**What is expected**
Without the images, write out the whole listing exactly.

** start of Data segment **

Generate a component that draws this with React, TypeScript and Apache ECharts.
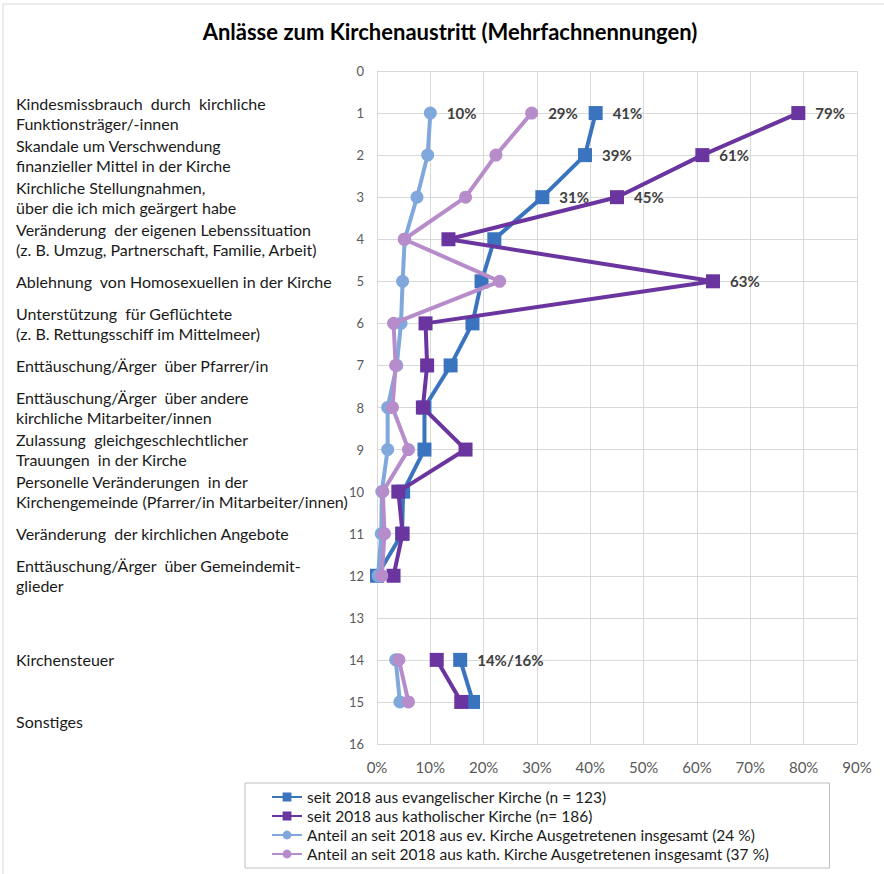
import React, { useEffect, useRef } from "react";
import * as echarts from "echarts";

const title = "Anlässe zum Kirchenaustritt (Mehrfachnennungen)";

const yTicks = ["0", "1", "2", "3", "4", "5", "6", "7", "8", "9", "10", "11", "12", "13", "14", "15", "16"];

const reasons = [
  "",
  "Kindesmissbrauch  durch  kirchliche\nFunktionsträger/-innen",
  "Skandale um Verschwendung\nfinanzieller Mittel in der Kirche",
  "Kirchliche Stellungnahmen,\nüber die ich mich geärgert habe",
  "Veränderung  der eigenen Lebenssituation\n(z. B. Umzug, Partnerschaft, Familie, Arbeit)",
  "Ablehnung  von Homosexuellen in der Kirche",
  "Unterstützung  für Geflüchtete\n(z. B. Rettungsschiff im Mittelmeer)",
  "Enttäuschung/Ärger  über Pfarrer/in",
  "Enttäuschung/Ärger  über andere\nkirchliche Mitarbeiter/innen",
  "Zulassung  gleichgeschlechtlicher\nTrauungen  in der Kirche",
  "Personelle Veränderungen  in der\nKirchengemeinde (Pfarrer/in Mitarbeiter/innen)",
  "Veränderung  der kirchlichen Angebote",
  "Enttäuschung/Ärger  über Gemeindemit-\nglieder",
  "",
  "Kirchensteuer",
  "\n\nSonstiges",
  "",
];

const seriesNames = [
  "seit 2018 aus evangelischer Kirche (n = 123)",
  "seit 2018 aus katholischer Kirche (n= 186)",
  "Anteil an seit 2018 aus ev. Kirche Ausgetretenen insgesamt (24 %)",
  "Anteil an seit 2018 aus kath. Kirche Ausgetretenen insgesamt (37 %)",
];

// values in percent, index = position on the vertical axis (null = no value)
const evValues = [null, 41, 39, 31, 22, 19.6, 17.9, 13.8, 8.9, 8.9, 4.9, 4.7, 0, null, 15.6, 18, null];
const kathValues = [null, 79, 61, 45, 13.4, 63, 9.1, 9.4, 8.6, 16.6, 4, 4.8, 3.1, null, 11.2, 15.8, null];
const evAllValues = [null, 10, 9.5, 7.5, 5.2, 4.8, 4.5, 3.7, 2, 2, 0.9, 0.8, 0.2, null, 3.5, 4.3, null];
const kathAllValues = [null, 29, 22.3, 16.6, 5.1, 23, 3.1, 3.5, 2.9, 5.9, 1.1, 1.4, 0.9, null, 4.1, 5.9, null];

const evLabels = ["", "41%", "39%", "31%", "", "", "", "", "", "", "", "", "", "", "14%/16%", "", ""];
const kathLabels = ["", "79%", "61%", "45%", "", "63%", "", "", "", "", "", "", "", "", "", "", ""];
const evAllLabels = ["", "10%", "", "", "", "", "", "", "", "", "", "", "", "", "", "", ""];
const kathAllLabels = ["", "29%", "", "", "", "", "", "", "", "", "", "", "", "", "", "", ""];

const FONT = "Lato";
const colors = ["#3a74bf", "#6b35a0", "#81a8dc", "#b68ccb"];

function buildData(values: (number | null)[], labels: string[]) {
  return values.map((v, i) => {
    const val = v === null ? "-" : v;
    if (labels[i]) {
      return {
        value: val,
        label: {
          show: true,
          position: "right",
          distance: 10,
          formatter: labels[i],
          fontFamily: FONT,
          fontWeight: "bold",
          fontSize: 15,
          color: "#404040",
        },
      };
    }
    return val;
  });
}

export default function App() {
  const ref = useRef<HTMLDivElement>(null);
  useEffect(() => {
    document.body.style.margin = "0";
    const chart = echarts.init(ref.current!, null, { renderer: "svg" });
    const lineSeries = (idx: number, values: (number | null)[], labels: string[], symbol: string, size: number) => ({
      name: seriesNames[idx],
      type: "line",
      yAxisIndex: 0,
      data: buildData(values, labels),
      symbol,
      symbolSize: size,
      connectNulls: false,
      lineStyle: { color: colors[idx], width: 4 },
      itemStyle: { color: colors[idx] },
      z: 2 + idx,
    });
    chart.setOption({
      animation: false,
      backgroundColor: "#ffffff",
      title: {
        text: title,
        left: 445,
        textAlign: "center",
        top: 15,
        textStyle: { fontFamily: FONT, fontSize: 22, fontWeight: "bold", color: "#000000" },
      },
      graphic: [
        {
          type: "rect",
          shape: { x: 3, y: 4, width: 900, height: 900 },
          style: { fill: "none", stroke: "#d9d9d9", lineWidth: 1 },
          silent: true,
        },
      ],
      grid: { left: 377, right: 27, top: 71, bottom: 130, containLabel: false },
      xAxis: {
        type: "value",
        min: 0,
        max: 90,
        interval: 10,
        axisLine: { show: false },
        axisTick: { show: false },
        splitLine: { show: true, lineStyle: { color: "#d9d9d9", width: 1 } },
        axisLabel: {
          formatter: (v: number) => v + "%",
          fontFamily: FONT,
          fontSize: 15,
          color: "#595959",
          margin: 15,
        },
      },
      yAxis: [
        {
          type: "category",
          data: yTicks,
          inverse: true,
          boundaryGap: false,
          axisLine: { show: true, lineStyle: { color: "#d9d9d9" } },
          axisTick: { show: false },
          splitLine: { show: true, interval: 0, lineStyle: { color: "#d9d9d9", width: 1 } },
          axisLabel: { interval: 0, fontFamily: FONT, fontSize: 13, color: "#595959", margin: 13 },
        },
        {
          type: "category",
          data: reasons,
          inverse: true,
          boundaryGap: false,
          position: "left",
          offset: 361,
          axisLine: { show: false },
          axisTick: { show: false },
          splitLine: { show: false },
          axisLabel: {
            interval: 0,
            align: "left",
            margin: 0,
            padding: [5, 0, 0, 0],
            fontFamily: FONT,
            fontSize: 16,
            lineHeight: 20,
            color: "#1a1a1a",
          },
        },
      ],
      legend: {
        orient: "vertical",
        left: 245,
        top: 783,
        padding: [5, 60, 5, 26],
        itemGap: 1,
        itemWidth: 30,
        itemHeight: 11,
        borderColor: "#bfbfbf",
        borderWidth: 1,
        textStyle: { fontFamily: FONT, fontSize: 15.5, color: "#1a1a1a", lineHeight: 18 },
        data: seriesNames,
      },
      series: [
        lineSeries(0, evValues, evLabels, "rect", 14),
        lineSeries(1, kathValues, kathLabels, "rect", 14),
        lineSeries(2, evAllValues, evAllLabels, "circle", 13),
        lineSeries(3, kathAllValues, kathAllLabels, "circle", 13),
      ],
    });
    return () => chart.dispose();
  }, []);
  return <div ref={ref} style={{ position: "fixed", left: 0, top: 0, width: 884, height: 874 }} />;
}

** end of Data segment **

**Complete response**
Generate a component that draws this with React, TypeScript and Apache ECharts.
import React, { useEffect, useRef } from "react";
import * as echarts from "echarts";

const title = "Anlässe zum Kirchenaustritt (Mehrfachnennungen)";

const yTicks = ["0", "1", "2", "3", "4", "5", "6", "7", "8", "9", "10", "11", "12", "13", "14", "15", "16"];

const reasons = [
  "",
  "Kindesmissbrauch  durch  kirchliche\nFunktionsträger/-innen",
  "Skandale um Verschwendung\nfinanzieller Mittel in der Kirche",
  "Kirchliche Stellungnahmen,\nüber die ich mich geärgert habe",
  "Veränderung  der eigenen Lebenssituation\n(z. B. Umzug, Partnerschaft, Familie, Arbeit)",
  "Ablehnung  von Homosexuellen in der Kirche",
  "Unterstützung  für Geflüchtete\n(z. B. Rettungsschiff im Mittelmeer)",
  "Enttäuschung/Ärger  über Pfarrer/in",
  "Enttäuschung/Ärger  über andere\nkirchliche Mitarbeiter/innen",
  "Zulassung  gleichgeschlechtlicher\nTrauungen  in der Kirche",
  "Personelle Veränderungen  in der\nKirchengemeinde (Pfarrer/in Mitarbeiter/innen)",
  "Veränderung  der kirchlichen Angebote",
  "Enttäuschung/Ärger  über Gemeindemit-\nglieder",
  "",
  "Kirchensteuer",
  "\n\nSonstiges",
  "",
];

const seriesNames = [
  "seit 2018 aus evangelischer Kirche (n = 123)",
  "seit 2018 aus katholischer Kirche (n= 186)",
  "Anteil an seit 2018 aus ev. Kirche Ausgetretenen insgesamt (24 %)",
  "Anteil an seit 2018 aus kath. Kirche Ausgetretenen insgesamt (37 %)",
];

// values in percent, index = position on the vertical axis (null = no value)
const evValues = [null, 41, 39, 31, 22, 19.6, 17.9, 13.8, 8.9, 8.9, 4.9, 4.7, 0, null, 15.6, 18, null];
const kathValues = [null, 79, 61, 45, 13.4, 63, 9.1, 9.4, 8.6, 16.6, 4, 4.8, 3.1, null, 11.2, 15.8, null];
const evAllValues = [null, 10, 9.5, 7.5, 5.2, 4.8, 4.5, 3.7, 2, 2, 0.9, 0.8, 0.2, null, 3.5, 4.3, null];
const kathAllValues = [null, 29, 22.3, 16.6, 5.1, 23, 3.1, 3.5, 2.9, 5.9, 1.1, 1.4, 0.9, null, 4.1, 5.9, null];

const evLabels = ["", "41%", "39%", "31%", "", "", "", "", "", "", "", "", "", "", "14%/16%", "", ""];
const kathLabels = ["", "79%", "61%", "45%", "", "63%", "", "", "", "", "", "", "", "", "", "", ""];
const evAllLabels = ["", "10%", "", "", "", "", "", "", "", "", "", "", "", "", "", "", ""];
const kathAllLabels = ["", "29%", "", "", "", "", "", "", "", "", "", "", "", "", "", "", ""];

const FONT = "Lato";
const colors = ["#3a74bf", "#6b35a0", "#81a8dc", "#b68ccb"];

function buildData(values: (number | null)[], labels: string[]) {
  return values.map((v, i) => {
    const val = v === null ? "-" : v;
    if (labels[i]) {
      return {
        value: val,
        label: {
          show: true,
          position: "right",
          distance: 10,
          formatter: labels[i],
          fontFamily: FONT,
          fontWeight: "bold",
          fontSize: 15,
          color: "#404040",
        },
      };
    }
    return val;
  });
}

export default function App() {
  const ref = useRef<HTMLDivElement>(null);
  useEffect(() => {
    document.body.style.margin = "0";
    const chart = echarts.init(ref.current!, null, { renderer: "svg" });
    const lineSeries = (idx: number, values: (number | null)[], labels: string[], symbol: string, size: number) => ({
      name: seriesNames[idx],
      type: "line",
      yAxisIndex: 0,
      data: buildData(values, labels),
      symbol,
      symbolSize: size,
      connectNulls: false,
      lineStyle: { color: colors[idx], width: 4 },
      itemStyle: { color: colors[idx] },
      z: 2 + idx,
    });
    chart.setOption({
      animation: false,
      backgroundColor: "#ffffff",
      title: {
        text: title,
        left: 445,
        textAlign: "center",
        top: 15,
        textStyle: { fontFamily: FONT, fontSize: 22, fontWeight: "bold", color: "#000000" },
      },
      graphic: [
        {
          type: "rect",
          shape: { x: 3, y: 4, width: 900, height: 900 },
          style: { fill: "none", stroke: "#d9d9d9", lineWidth: 1 },
          silent: true,
        },
      ],
      grid: { left: 377, right: 27, top: 71, bottom: 130, containLabel: false },
      xAxis: {
        type: "value",
        min: 0,
        max: 90,
        interval: 10,
        axisLine: { show: false },
        axisTick: { show: false },
        splitLine: { show: true, lineStyle: { color: "#d9d9d9", width: 1 } },
        axisLabel: {
          formatter: (v: number) => v + "%",
          fontFamily: FONT,
          fontSize: 15,
          color: "#595959",
          margin: 15,
        },
      },
      yAxis: [
        {
          type: "category",
          data: yTicks,
          inverse: true,
          boundaryGap: false,
          axisLine: { show: true, lineStyle: { color: "#d9d9d9" } },
          axisTick: { show: false },
          splitLine: { show: true, interval: 0, lineStyle: { color: "#d9d9d9", width: 1 } },
          axisLabel: { interval: 0, fontFamily: FONT, fontSize: 13, color: "#595959", margin: 13 },
        },
        {
          type: "category",
          data: reasons,
          inverse: true,
          boundaryGap: false,
          position: "left",
          offset: 361,
          axisLine: { show: false },
          axisTick: { show: false },
          splitLine: { show: false },
          axisLabel: {
            interval: 0,
            align: "left",
            margin: 0,
            padding: [5, 0, 0, 0],
            fontFamily: FONT,
            fontSize: 16,
            lineHeight: 20,
            color: "#1a1a1a",
          },
        },
      ],
      legend: {
        orient: "vertical",
        left: 245,
        top: 783,
        padding: [5, 60, 5, 26],
        itemGap: 1,
        itemWidth: 30,
        itemHeight: 11,
        borderColor: "#bfbfbf",
        borderWidth: 1,
        textStyle: { fontFamily: FONT, fontSize: 15.5, color: "#1a1a1a", lineHeight: 18 },
        data: seriesNames,
      },
      series: [
        lineSeries(0, evValues, evLabels, "rect", 14),
        lineSeries(1, kathValues, kathLabels, "rect", 14),
        lineSeries(2, evAllValues, evAllLabels, "circle", 13),
        lineSeries(3, kathAllValues, kathAllLabels, "circle", 13),
      ],
    });
    return () => chart.dispose();
  }, []);
  return <div ref={ref} style={{ position: "fixed", left: 0, top: 0, width: 884, height: 874 }} />;
}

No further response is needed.